As much as I love sticky, sweet barbecued chicken, there're only so many times you can eat it during the Summer. That's why I recently looked for an alternative to barbecue sauce and decided to give this buttermilk-marinated grilled chicken a chance.
The buttermilk, which is seasoned with lots of garlic cloves and fresh rosemary sprigs, tenderizes the chicken. The key to making this chicken succulent and moist is to take care and not overcook it.
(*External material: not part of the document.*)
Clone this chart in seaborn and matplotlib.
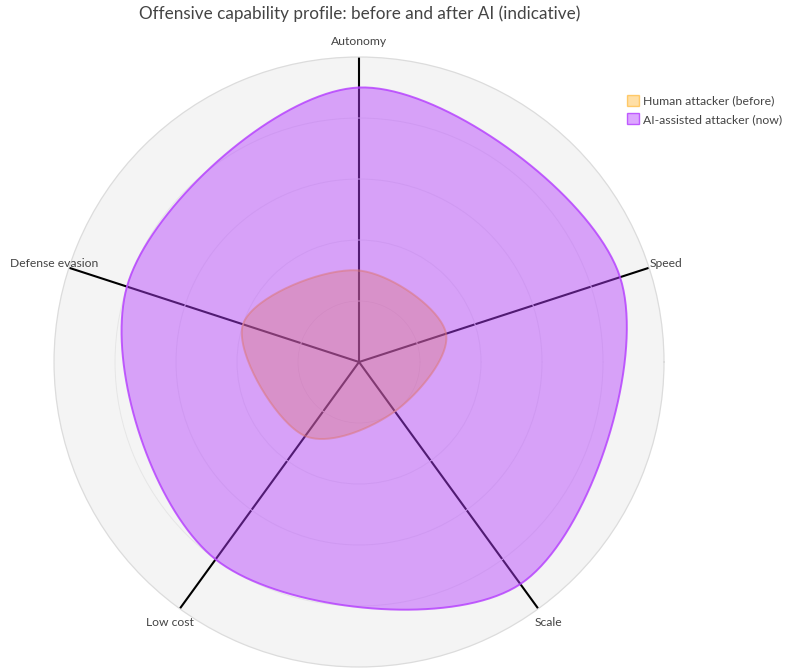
import numpy as np
import matplotlib
matplotlib.use("Agg")
import matplotlib.pyplot as plt
import seaborn as sns
from matplotlib.patches import Patch

# chart data
categories = ["Autonomy", "Speed", "Scale", "Low cost", "Defense evasion"]
human_before = [3, 3, 2, 3, 4]
ai_assisted_now = [9, 9, 9, 8, 8]
series_names = ["Human attacker (before)", "AI-assisted attacker (now)"]
title = "Offensive capability profile: before and after AI (indicative)"

# axis directions (clockwise from the top, like the original)
angles_deg = [90 - 72 * i for i in range(len(categories))]
r_max = 10

human_color = (1.0, 0.647, 0.0)
ai_color = (0.706, 0.235, 1.0)


def smooth_closed(values, angles, steps=40):
    # closed catmull-rom style spline (same idea as plotly's line shape "spline")
    th = np.deg2rad(angles)
    v = np.asarray(values, dtype=float)
    pts = np.column_stack([v * np.cos(th), v * np.sin(th)])
    n = len(pts)
    tangents = []
    for i in range(n):
        prev, cur, nxt = pts[i - 1], pts[i], pts[(i + 1) % n]
        d1 = prev - cur
        d2 = nxt - cur
        d1a = np.hypot(*d1) ** 0.5
        d2a = np.hypot(*d2) ** 0.5
        num = d2a * d2a * d1 - d1a * d1a * d2
        den1 = 3 * d2a * (d1a + d2a)
        den2 = 3 * d1a * (d1a + d2a)
        tangents.append((cur + num / den1, cur - num / den2))
    t = np.linspace(0, 1, steps)[:, None]
    out = []
    for i in range(n):
        p0, p3 = pts[i], pts[(i + 1) % n]
        c1, c2 = tangents[i][1], tangents[(i + 1) % n][0]
        seg = (1 - t) ** 3 * p0 + 3 * (1 - t) ** 2 * t * c1 + 3 * (1 - t) * t ** 2 * c2 + t ** 3 * p3
        out.append(seg[:-1] if i < n - 1 else seg)
    xy = np.vstack(out)
    th_out = np.mod(np.arctan2(xy[:, 1], xy[:, 0]), 2 * np.pi)
    return th_out, np.hypot(xy[:, 0], xy[:, 1])


sns.set_theme(style="white")
plt.rcParams["font.family"] = ["Lato", "DejaVu Sans"]

fig = plt.figure(figsize=(7.98, 6.70), dpi=100)
ax = fig.add_axes([0.0677, 0.0045, 0.7644, 0.9104], projection="polar")
ax.set_facecolor("#F4F4F4")
ax.spines["polar"].set_color("#DCDCDC")
ax.spines["polar"].set_linewidth(0.9)
ax.set_axisbelow(True)

# second trace is drawn on top of the first one (fill + outline)
for k, (vals, col, fa, la) in enumerate([(human_before, human_color, 0.35, 0.5),
                                         (ai_assisted_now, ai_color, 0.45, 0.8)]):
    th, rr = smooth_closed(vals, angles_deg)
    ax.fill(th, rr, color=col, alpha=fa, lw=0, zorder=2 + 2 * k)
    sns.lineplot(x=th, y=rr, sort=False, estimator=None, ax=ax,
                 color=col, alpha=la, lw=1.4, zorder=3 + 2 * k, legend=False)

ax.set_thetalim(0, 2 * np.pi)
ax.set_ylim(0, r_max)
ax.set_yticks([2, 4, 6, 8])
ax.set_yticklabels([])
ax.set_xticks(np.mod(np.deg2rad(angles_deg), 2 * np.pi))
ax.set_xticklabels([])
ax.set_xlabel("")
ax.set_ylabel("")
ax.xaxis.grid(True, color="black", lw=1.5)
ax.yaxis.grid(True, color="#E6E6E6", lw=0.7)

# category labels at the ends of the axis lines
label_offsets = [(0, 11.5, "center"), (0.7, 2.9, "left"), (-2.9, -10, "left"),
                 (10, -10, "right"), (21, 2.9, "right")]
for name, ang, (dx, dy, ha) in zip(categories, angles_deg, label_offsets):
    ax.annotate(name, xy=(np.deg2rad(ang), r_max), xycoords="data",
                xytext=(dx, dy), textcoords="offset points",
                ha=ha, va="center", fontsize=8.7, color="#444444",
                annotation_clip=False)

fig.text(359.5 / 798, 1 - 14 / 670, title, ha="center", va="center",
         fontsize=12.3, color="#444444")

handles = [Patch(facecolor=(*human_color, 0.35), edgecolor=(*human_color, 0.5), lw=1),
           Patch(facecolor=(*ai_color, 0.45), edgecolor=(*ai_color, 0.8), lw=1)]
fig.legend(handles, series_names, loc="upper left",
           bbox_to_anchor=(622 / 798, 1 - 90 / 670), frameon=False,
           fontsize=8.8, handlelength=1.0, handleheight=1.0,
           handletextpad=0.35, labelspacing=0.55, borderaxespad=0,
           labelcolor="#444444")

fig.savefig("out.png", dpi=100)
Although the recipe calls for a whole chicken, I had skinless breasts in the freezer, so I used those instead. However, when I make this savory and scrumptious chicken again, I'll be using skin-on pieces because I think it will enhance the overall flavor of the dish. It's a great seasonal entree, so learn how to make it now.
- 4 cups buttermilk
15 garlic cloves
1 cup fresh rosemary or thyme
Coarse salt and freshly ground pepper
3 whole chickens (about 3 pounds each), cut into 8 pieces each (then halve breasts on the diagonal)
Safflower oil, for brushing
- Combine buttermilk, garlic, herbs, 2 tablespoons salt, and 2 teaspoons pepper.
- Divide chicken between 2 baking dishes. Cover with marinade, turning to coat. Refrigerate for at least 4 hours or overnight, turning chicken occasionally. Remove chicken from refrigerator 30 minutes before grilling.
- Heat grill to medium with direct and indirect heat zones. Brush grates with oil. Remove chicken from marinade, and pat dry with paper towels. Grill breast halves, thighs, and drumsticks, skin side down, over direct heat for 10 minutes*.
- Flip, move to indirect heat, and grill, covered, until an instant-read thermometer inserted into the thickest part of thighs registers 165 degrees, 10 to 15 minutes. Grill wings over direct heat, flipping often, until cooked through, about 15 minutes.
*When each chicken breast was half-way cooked, I made a small slit in the side of the breast. Then I stuffed the hole with a couple of garlic cloves.